-- BEGIN Data to process --
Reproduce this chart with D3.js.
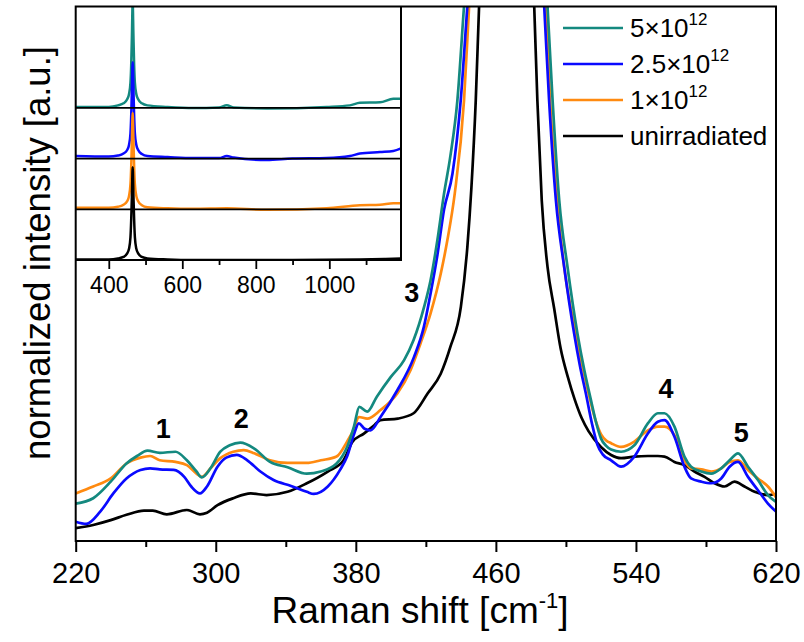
<!DOCTYPE html>
<html><head><meta charset="utf-8">
<script src="https://cdn.jsdelivr.net/npm/d3@7"></script>
<style>
body{margin:0;background:#fff}
text{font-family:"Liberation Sans",Arial,Helvetica,sans-serif;fill:#000}
</style>
</head><body>
<svg id="chart" width="804" height="642"></svg>
<script>
// ---------------- data ----------------
const seriesLabels = ["5×10", "2.5×10", "1×10", "unirradiated"];
const seriesSup = ["12", "12", "12", ""];
const seriesColors = ["#14897f", "#0a0aff", "#ff8a10", "#000000"];

const xTicksMain = [220, 300, 380, 460, 540, 620];
const xMinorMain = [260, 340, 420, 500, 580];
const xTicksInset = [400, 600, 800, 1000];
const xMinorInset = [500, 700, 900, 1100];

const peakLabels = ["1", "2", "3", "4", "5"];
const peakLabelPos = [[270, 19.3], [314.6, 21.1], [411.9, 44.7], [557.2, 26.7], [600.1, 18.5]];

// main spectra: [Raman shift cm^-1, normalized intensity a.u.]
const dose5 = [[220,7.0],[230,8.0],[240,11.1],[249,14.5],[255,15.9],[261,16.9],[268,16.5],[277,16.7],[283.5,15.1],[289,13.0],[292,11.9],[297,13.6],[302.6,16.7],[308,17.9],[314,18.4],[322,17.3],[331,14.8],[341,13.8],[352,12.6],[360,13.0],[369,14.5],[375,17.6],[379,21.5],[382,25.1],[386.5,24.2],[392,27.0],[400,30.7],[407.5,33.8],[413,37.6],[419,43.8],[422.7,48.8],[426.6,56.3],[430.4,65.0],[434,72],[438,82.4],[441.8,100],[465,180],[489.5,100],[492.4,82.4],[496.2,63.7],[500.9,51.3],[506.6,38.8],[510.5,32.0],[514.2,26.5],[517,22.5],[520,19.2],[523,17.8],[525.8,17.1],[531.5,16.7],[539.1,17.9],[546.8,22.0],[552.5,23.9],[556.3,23.9],[562,21.4],[567.7,15.8],[571.5,13.9],[577.3,13.0],[583,12.6],[588.7,13.6],[593.5,15.1],[598.3,16.4],[604,13.9],[609.7,11.4],[615.4,8.6],[620,7.3]];
const dose25 = [[220,3.6],[226,3.2],[234,5.5],[241.5,8.9],[249,11.7],[257,13.3],[262.5,13.6],[268,13.4],[276,13.3],[282,12.0],[286,10.2],[291,8.9],[295,10.2],[301,13.9],[306,15.6],[312,16.1],[318,15.1],[325.5,13.0],[333,11.4],[343,10.3],[352,9.2],[356,8.8],[364,10.2],[371,13.3],[375,15.8],[379,20.0],[381.7,22.0],[385,21.0],[388.4,20.7],[394.1,23.2],[403.7,28.2],[413.2,34.4],[418.9,40.1],[422.7,46.3],[426.6,53.5],[430.4,62],[435.2,68.7],[439.9,82.4],[443.7,100],[465,180],[487.6,100],[490.4,82.4],[494.3,63.7],[499,51.3],[504.7,38.8],[508,32.8],[511.4,27.6],[515,21.8],[518,18.0],[521,16.2],[525.8,15.1],[531.5,13.9],[539.1,15.8],[546.8,20.1],[552.5,22.3],[556.3,22.6],[562,19.5],[567.7,13.9],[571.5,11.7],[577.3,11.1],[583,10.8],[588.7,11.7],[593.5,13.9],[598.3,14.8],[604,12.0],[609.7,9.5],[615.4,7.0],[620,5.5]];
const dose1 = [[220,8.9],[230,10.2],[240,11.7],[249,14.5],[257,15.6],[262.5,15.9],[268,15.1],[277,14.8],[283.5,14.2],[289,12.6],[292,12.0],[297,13.6],[302.6,15.5],[310,16.7],[316,17.0],[322,16.4],[331,15.1],[341,14.6],[352,14.6],[360,15.1],[369,15.8],[375,18.6],[379,21.0],[381.7,23.2],[386.5,22.9],[394.1,24.5],[403.7,27.6],[411.3,32.0],[417,37.0],[422.7,42.6],[428.5,50.0],[432.3,56.3],[436.5,65],[441.8,82.4],[444.7,100],[465,180],[488.5,100],[491,82.4],[495,63.7],[499,51.3],[505.7,38.8],[509.5,32.6],[513.4,27.0],[517,22.5],[520,20.0],[523,18.8],[525.8,18.3],[531.5,17.6],[539.1,18.6],[546.8,20.7],[552.5,21.4],[556.3,21.4],[562,19.8],[567.7,15.1],[571.5,13.6],[577.3,13.4],[583,13.0],[588.7,13.6],[593.5,14.8],[598.3,15.1],[604,13.3],[609.7,11.7],[615.4,10.2],[620,8.2]];
const unirr = [[220,2.4],[230,3.0],[240,3.9],[249,4.9],[259,5.7],[264,5.7],[272,5.0],[283.5,5.8],[291,5.0],[295,5.3],[301,6.7],[310,8.0],[320,8.9],[329,8.6],[341,9.2],[352,10.8],[364,13.0],[373,15.1],[378,18.5],[384.6,20.1],[390,21.5],[394,22.6],[404,22.9],[413,23.9],[421,27.6],[428.5,31.3],[434,36.3],[440,43.8],[443.7,55],[446,66],[448.5,82.4],[450.4,100],[465,180],[481.9,100],[483.7,82.4],[486.2,63.7],[489.5,51.3],[493.3,43.5],[497,36.0],[501,30.8],[505,26.5],[509,23.0],[513,20.5],[520,17.6],[525.8,16.1],[531.5,15.5],[539.1,15.8],[546.8,15.9],[552.5,15.9],[556.3,15.8],[562,14.8],[567.7,14.2],[573.4,13.0],[579.2,12.0],[584.9,10.8],[590.6,10.2],[596.3,11.1],[602,10.2],[607.8,9.2],[615.4,8.6],[620,8.8]];

// inset spectra (full range), intensity relative to own baseline
const inset5 = [[310,0.02],[400,0.02],[425,0.05],[440,0.09],[450,0.17],[455,0.27],[459,0.5],[461,0.85],[463,1.45],[465,2.1],[467,1.45],[469,0.85],[471,0.5],[475,0.27],[480,0.17],[490,0.09],[505,0.05],[560,0.02],[630,0.0],[700,0.01],[721,0.05],[740,0.01],[830,-0.01],[993,0.02],[1056,0.05],[1083,0.1],[1138,0.11],[1174,0.18],[1195,0.18]];
const inset25 = [[310,0.05],[400,0.04],[425,0.06],[440,0.1],[450,0.17],[455,0.27],[459,0.5],[461,0.85],[463,1.4],[465,1.9],[467,1.4],[469,0.85],[471,0.5],[475,0.27],[480,0.17],[490,0.09],[505,0.05],[560,0.03],[630,0.01],[700,0.01],[721,0.05],[740,0.02],[830,-0.03],[900,0.0],[993,0.01],[1056,0.05],[1083,0.1],[1138,0.13],[1174,0.15],[1195,0.2]];
const inset1 = [[310,0.03],[400,0.03],[425,0.05],[440,0.09],[450,0.16],[455,0.26],[459,0.5],[461,0.85],[463,1.4],[465,1.9],[467,1.4],[469,0.85],[471,0.5],[475,0.26],[480,0.16],[490,0.08],[505,0.04],[560,0.02],[630,0.01],[721,0.02],[830,-0.01],[993,0.02],[1083,0.08],[1138,0.09],[1174,0.12],[1195,0.12]];
const inset0 = [[310,0.01],[400,0.01],[425,0.03],[440,0.06],[450,0.13],[455,0.22],[459,0.45],[461,0.8],[463,1.3],[465,1.83],[467,1.3],[469,0.8],[471,0.45],[475,0.22],[480,0.13],[490,0.06],[505,0.03],[560,0.01],[630,0.0],[900,0.0],[1083,0.01],[1150,0.02],[1195,0.03]];

const mainSeries = [dose5, dose25, dose1, unirr];
const insetSeries = [inset5, inset25, inset1, inset0];

// ---------------- layout ----------------
const svg = d3.select("#chart");
const L = 75.7, R = 776, T = 6.5, B = 541;
const x = d3.scaleLinear().domain([220, 620]).range([L, R]);
const y = d3.scaleLinear().domain([0, 100]).range([B, T]);

const defs = svg.append("defs");
defs.append("clipPath").attr("id", "clipMain").append("rect")
  .attr("x", L).attr("y", T).attr("width", R - L).attr("height", B - T);

const line = d3.line().x(d => x(d[0])).y(d => y(d[1])).curve(d3.curveMonotoneX);

// main curves (black first, teal on top)
const gMain = svg.append("g").attr("clip-path", "url(#clipMain)");
for (let i = mainSeries.length - 1; i >= 0; i--) {
  gMain.append("path").datum(mainSeries[i])
    .attr("d", line).attr("fill", "none")
    .attr("stroke", seriesColors[i]).attr("stroke-width", 2.7)
    .attr("stroke-linejoin", "round");
}

// peak labels
svg.append("g").selectAll("text").data(peakLabels).join("text")
  .attr("x", (d, i) => x(peakLabelPos[i][0]))
  .attr("y", (d, i) => y(peakLabelPos[i][1]))
  .attr("text-anchor", "middle")
  .attr("font-size", 27).attr("font-weight", "bold")
  .text(d => d);

// ---------------- inset ----------------
const IL = L, IR = 401, IT = T, IB = 260;
const xi = d3.scaleLinear().domain([310, 1195]).range([IL, IR]);
const yi = d3.scaleLinear().domain([0, 5]).range([IB, IT]);
defs.append("clipPath").attr("id", "clipInset").append("rect")
  .attr("x", IL).attr("y", IT).attr("width", IR - IL).attr("height", IB - IT);

svg.append("rect").attr("x", IL).attr("y", IT).attr("width", IR - IL).attr("height", IB - IT).attr("fill", "#fff");
const gIn = svg.append("g").attr("clip-path", "url(#clipInset)");
const nIn = insetSeries.length;
insetSeries.forEach((s, i) => {
  const off = nIn - 1 - i;
  const ln = d3.line().x(d => xi(d[0])).y(d => yi(d[1] + off)).curve(d3.curveMonotoneX);
  gIn.append("path").datum(s).attr("d", ln).attr("fill", "none")
    .attr("stroke", seriesColors[i]).attr("stroke-width", 2.5);
});
// panel baselines
svg.append("g").selectAll("line").data(d3.range(1, nIn)).join("line")
  .attr("x1", IL).attr("x2", IR).attr("y1", d => yi(d)).attr("y2", d => yi(d))
  .attr("stroke", "#000").attr("stroke-width", 1.8);
// inset frame (right + bottom)
svg.append("path").attr("d", `M${IR},${IT}V${IB}H${IL}`).attr("fill", "none").attr("stroke", "#000").attr("stroke-width", 2);

const axIn = svg.append("g").attr("transform", `translate(0,${IB})`);
axIn.call(d3.axisBottom(xi).tickValues(xTicksInset).tickSize(9).tickFormat(d3.format("d")));
axIn.append("g").call(d3.axisBottom(xi).tickValues(xMinorInset).tickSize(5).tickFormat(""));
axIn.selectAll(".domain").remove();
axIn.selectAll("line").attr("stroke", "#000").attr("stroke-width", 1.8);
axIn.selectAll("text").attr("font-size", 23).attr("dy", "0.95em").attr("y", 11)
  .style("font-family", '"Liberation Sans",Arial,sans-serif');

// ---------------- main axes ----------------
svg.append("rect").attr("x", L).attr("y", T).attr("width", R - L).attr("height", B - T)
  .attr("fill", "none").attr("stroke", "#000").attr("stroke-width", 2);

const axB = svg.append("g").attr("transform", `translate(0,${B})`);
axB.call(d3.axisBottom(x).tickValues(xTicksMain).tickSize(11).tickFormat(d3.format("d")));
axB.append("g").call(d3.axisBottom(x).tickValues(xMinorMain).tickSize(6).tickFormat(""));
axB.selectAll(".domain").remove();
axB.selectAll("line").attr("stroke", "#000").attr("stroke-width", 2);
axB.selectAll("text").attr("font-size", 29).attr("y", 16).attr("dy", "0.9em")
  .style("font-family", '"Liberation Sans",Arial,sans-serif');

// axis titles
const xt = svg.append("text").attr("x", 420).attr("y", 623)
  .attr("text-anchor", "middle").attr("font-size", 37);
xt.append("tspan").text("Raman shift [cm");
xt.append("tspan").attr("font-size", 22).attr("dy", -15).text("-1");
xt.append("tspan").attr("dy", 15).text("]");

svg.append("text").attr("transform", "translate(50,253) rotate(-90)")
  .attr("text-anchor", "middle").attr("font-size", 36.5)
  .text("normalized intensity [a.u.]");

// ---------------- legend ----------------
const lg = svg.append("g");
seriesLabels.forEach((lab, i) => {
  const yy = 28 + i * 36;
  lg.append("line").attr("x1", 563).attr("x2", 623).attr("y1", yy).attr("y2", yy)
    .attr("stroke", seriesColors[i]).attr("stroke-width", 2.6);
  const t = lg.append("text").attr("x", 630).attr("y", yy + 9).attr("font-size", 26);
  t.append("tspan").text(lab);
  if (seriesSup[i]) t.append("tspan").attr("font-size", 17).attr("dy", -12).text(seriesSup[i]);
});
</script>
</body></html>
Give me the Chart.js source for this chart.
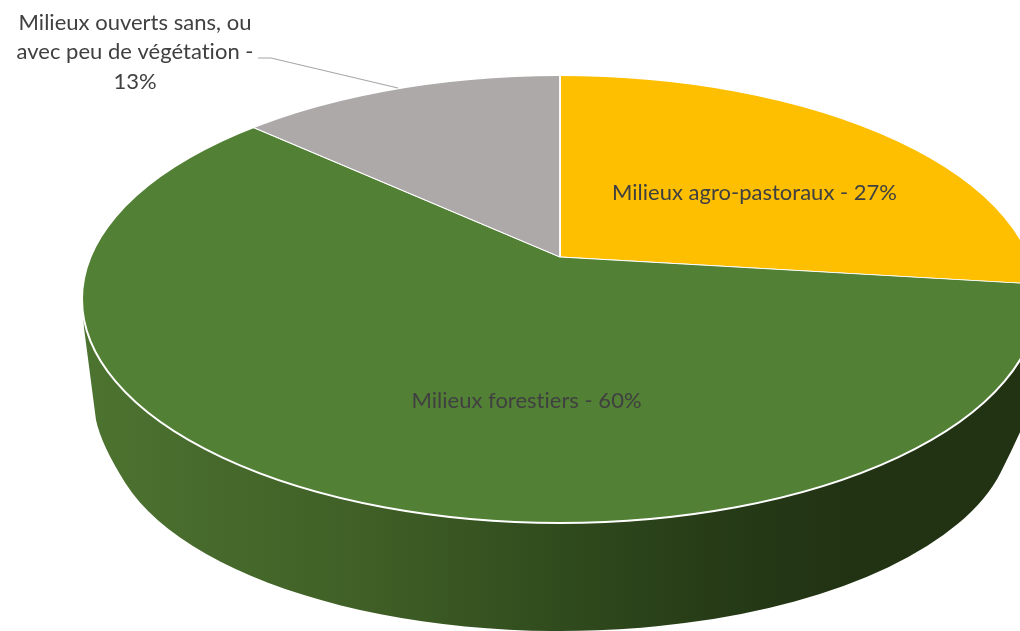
<!DOCTYPE html>
<html lang="fr">
<head>
<meta charset="utf-8">
<title>Milieux</title>
<script src="https://cdn.jsdelivr.net/npm/chart.js@4"></script>
<style>
    html, body { margin: 0; padding: 0; background: #fff; overflow: hidden; }
    canvas { display: block; }
</style>
</head>
<body>
<canvas id="grafico" width="1020" height="631"></canvas>
<script>
const categories = ['Milieux agro-pastoraux', 'Milieux forestiers', 'Milieux ouverts sans, ou avec peu de végétation'];
const valeurs = [27, 60, 13];
const couleurs = ['#FDBF00', '#528035', '#ADA9A9'];

// geometry of the tilted pie, measured on the picture
const apex = { x: 560, y: 257 };
const tilt = 0.45;
const dessus = { x: 560, y: 299, rx: 478, ry: 224 };
const dessous = { x: 560, y: 427, rx: 452, ry: 204 };
const police = '22px Lato';
const couleurTexte = '#404040';

function cheminDessus(ctx) {
    ctx.beginPath();
    ctx.ellipse(dessus.x, dessus.y, dessus.rx, dessus.ry, 0, 0, Math.PI * 2);
}

const pie3d = {
    id: 'pie3d',
    beforeDatasetsDraw(chart) {
        const ctx = chart.ctx;
        const arc = chart.getDatasetMeta(0).data[0];

        // side wall
        const grad = ctx.createLinearGradient(85, 0, 1035, 0);
        grad.addColorStop(0, '#4D7330');
        grad.addColorStop(0.3, '#3F5F26');
        grad.addColorStop(0.5, '#304B1D');
        grad.addColorStop(0.68, '#253A16');
        grad.addColorStop(0.8, '#223314');
        grad.addColorStop(1, '#223314');
        ctx.save();
        ctx.beginPath();
        ctx.moveTo(82, 299);
        ctx.lineTo(84, 328);
        ctx.lineTo(96, 420);
        ctx.quadraticCurveTo(101.3, 445, 125.5, 483.2);
        ctx.ellipse(dessous.x, dessous.y, dessous.rx, dessous.ry, 0, 164 * Math.PI / 180, 13 * Math.PI / 180, true);
        ctx.quadraticCurveTo(1012, 450, 1021, 430);
        ctx.lineTo(1038, 299);
        ctx.closePath();
        ctx.fillStyle = grad;
        ctx.fill();
        ctx.restore();

        // the slices come out of the library, stretched around the apex and cut by the top ellipse
        const k = 600 / arc.outerRadius;
        ctx.save();
        cheminDessus(ctx);
        ctx.clip();
        ctx.translate(apex.x, apex.y);
        ctx.scale(k, k * tilt);
        ctx.translate(-arc.x, -arc.y);
    },
    afterDatasetsDraw(chart) {
        const ctx = chart.ctx;
        ctx.restore();

        // white rim
        cheminDessus(ctx);
        ctx.strokeStyle = '#FFFFFF';
        ctx.lineWidth = 2;
        ctx.stroke();

        // leader line
        ctx.beginPath();
        ctx.moveTo(258, 58);
        ctx.lineTo(271, 58);
        ctx.lineTo(398, 88);
        ctx.strokeStyle = '#A6A6A6';
        ctx.lineWidth = 1.2;
        ctx.stroke();

        // labels
        ctx.font = police;
        ctx.letterSpacing = '0.01px'; // stops the ti ligature of Lato
        ctx.fillStyle = couleurTexte;
        ctx.textAlign = 'center';
        ctx.textBaseline = 'alphabetic';
        ctx.fillText(categories[0] + ' - ' + valeurs[0] + '%', 754.5, 200);
        ctx.fillText(categories[1] + ' - ' + valeurs[1] + '%', 526.5, 408);
        ctx.fillText('Milieux ouverts sans, ou', 135, 30);
        ctx.fillText('avec peu de végétation -', 135, 59);
        ctx.fillText(valeurs[2] + '%', 135, 89);
    }
};

new Chart(document.getElementById('grafico'), {
    type: 'pie',
    data: {
        labels: categories,
        datasets: [{
            data: valeurs,
            backgroundColor: couleurs,
            borderColor: '#FFFFFF',
            borderWidth: 1,
            clip: false
        }]
    },
    options: {
        responsive: false,
        animation: false,
        events: [],
        plugins: { legend: { display: false }, tooltip: { enabled: false } }
    },
    plugins: [pie3d]
});
</script>
</body>
</html>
-- END Data to process --
_Written exercise_
Go from the first line of the listing to the line holding "const xMinorInset = [500, 700, 900, 1100];" and, please, transcribe those lines exactly, both included, with no pictures.

_Exercise result_
Reproduce this chart with D3.js.
<!DOCTYPE html>
<html><head><meta charset="utf-8">
<script src="https://cdn.jsdelivr.net/npm/d3@7"></script>
<style>
body{margin:0;background:#fff}
text{font-family:"Liberation Sans",Arial,Helvetica,sans-serif;fill:#000}
</style>
</head><body>
<svg id="chart" width="804" height="642"></svg>
<script>
// ---------------- data ----------------
const seriesLabels = ["5×10", "2.5×10", "1×10", "unirradiated"];
const seriesSup = ["12", "12", "12", ""];
const seriesColors = ["#14897f", "#0a0aff", "#ff8a10", "#000000"];

const xTicksMain = [220, 300, 380, 460, 540, 620];
const xMinorMain = [260, 340, 420, 500, 580];
const xTicksInset = [400, 600, 800, 1000];
const xMinorInset = [500, 700, 900, 1100];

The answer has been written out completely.